__Written problem__: Your task is to output the listing word for word, with pictures excluded.

__Supplied material__:
***

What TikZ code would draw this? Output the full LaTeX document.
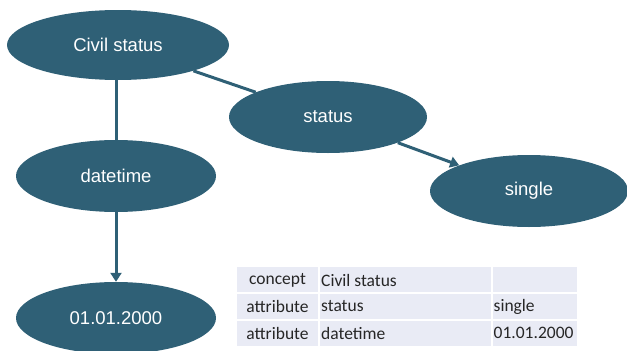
\documentclass[tikz,border=0pt]{standalone}
\usepackage{fontspec}
\setmainfont{Liberation Sans}
\newfontfamily\tabfont{Carlito}
\usetikzlibrary{shapes.geometric,arrows.meta}
\definecolor{teal}{HTML}{2F6076}
\definecolor{cellbg}{HTML}{E9EBF5}
\begin{document}
\begin{tikzpicture}[x=1pt,y=-1pt,
  ell/.style={ellipse,fill=teal,draw=none,inner sep=0pt,minimum width=#1,minimum height=72pt,text=white,font=\fontsize{18.5}{20}\selectfont},
  ell/.default=200pt,
  conn/.style={draw=teal,line width=3pt},
  arr/.style={conn,-{Triangle[length=9pt,width=11pt]}},
  cell/.style={fill=cellbg,draw=none,inner sep=0pt},
  ctext/.style={font=\tabfont\fontsize{17.5}{19}\selectfont,text=black!85,inner sep=0pt}]
\useasboundingbox (0,0) rectangle (627,351);
% ellipses
\node[ell=222pt,minimum height=70pt] (cs) at (118,45) {Civil status};
\node[ell=198pt] (st) at (328,117) {status};
\node[ell=198pt] (sg) at (529,191) {single};
\node[ell=200pt] (dt) at (116,176) {datetime};
\node[ell=200pt] (dv) at (116,318) {01.01.2000};
% connectors
\draw[conn] (cs.south -| dt.north) -- (dt.north);
\draw[arr] (dt) -- (dv);
\draw[conn] (cs) -- (st);
\draw[arr] (st) -- (sg);
% table
\foreach \ya/\yb [count=\r] in {267/292, 294/319, 321/346}{
  \fill[cellbg] (237,\ya) rectangle (318,\yb);
  \fill[cellbg] (320,\ya) rectangle (491,\yb);
  \fill[cellbg] (493,\ya) rectangle (577,\yb);
}
\node[ctext] (t11) at (277.5,280) {concept};
\node[ctext,anchor=west] (t12) at (321,280) {Civil status};
\node[ctext] (t21) at (277.5,306.5) {attribute};
\node[ctext,anchor=west] (t22) at (321,306.5) {status};
\node[ctext,anchor=west] (t23) at (493.5,306.5) {single};
\node[ctext] (t31) at (277.5,333) {attribute};
\node[ctext,anchor=west] (t32) at (321,333) {datetime};
\node[ctext,anchor=west] (t33) at (493.5,333) {01.01.2000};
\end{tikzpicture}
\end{document}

***

__Final result__:
What TikZ code would draw this? Output the full LaTeX document.
\documentclass[tikz,border=0pt]{standalone}
\usepackage{fontspec}
\setmainfont{Liberation Sans}
\newfontfamily\tabfont{Carlito}
\usetikzlibrary{shapes.geometric,arrows.meta}
\definecolor{teal}{HTML}{2F6076}
\definecolor{cellbg}{HTML}{E9EBF5}
\begin{document}
\begin{tikzpicture}[x=1pt,y=-1pt,
  ell/.style={ellipse,fill=teal,draw=none,inner sep=0pt,minimum width=#1,minimum height=72pt,text=white,font=\fontsize{18.5}{20}\selectfont},
  ell/.default=200pt,
  conn/.style={draw=teal,line width=3pt},
  arr/.style={conn,-{Triangle[length=9pt,width=11pt]}},
  cell/.style={fill=cellbg,draw=none,inner sep=0pt},
  ctext/.style={font=\tabfont\fontsize{17.5}{19}\selectfont,text=black!85,inner sep=0pt}]
\useasboundingbox (0,0) rectangle (627,351);
% ellipses
\node[ell=222pt,minimum height=70pt] (cs) at (118,45) {Civil status};
\node[ell=198pt] (st) at (328,117) {status};
\node[ell=198pt] (sg) at (529,191) {single};
\node[ell=200pt] (dt) at (116,176) {datetime};
\node[ell=200pt] (dv) at (116,318) {01.01.2000};
% connectors
\draw[conn] (cs.south -| dt.north) -- (dt.north);
\draw[arr] (dt) -- (dv);
\draw[conn] (cs) -- (st);
\draw[arr] (st) -- (sg);
% table
\foreach \ya/\yb [count=\r] in {267/292, 294/319, 321/346}{
  \fill[cellbg] (237,\ya) rectangle (318,\yb);
  \fill[cellbg] (320,\ya) rectangle (491,\yb);
  \fill[cellbg] (493,\ya) rectangle (577,\yb);
}
\node[ctext] (t11) at (277.5,280) {concept};
\node[ctext,anchor=west] (t12) at (321,280) {Civil status};
\node[ctext] (t21) at (277.5,306.5) {attribute};
\node[ctext,anchor=west] (t22) at (321,306.5) {status};
\node[ctext,anchor=west] (t23) at (493.5,306.5) {single};
\node[ctext] (t31) at (277.5,333) {attribute};
\node[ctext,anchor=west] (t32) at (321,333) {datetime};
\node[ctext,anchor=west] (t33) at (493.5,333) {01.01.2000};
\end{tikzpicture}
\end{document}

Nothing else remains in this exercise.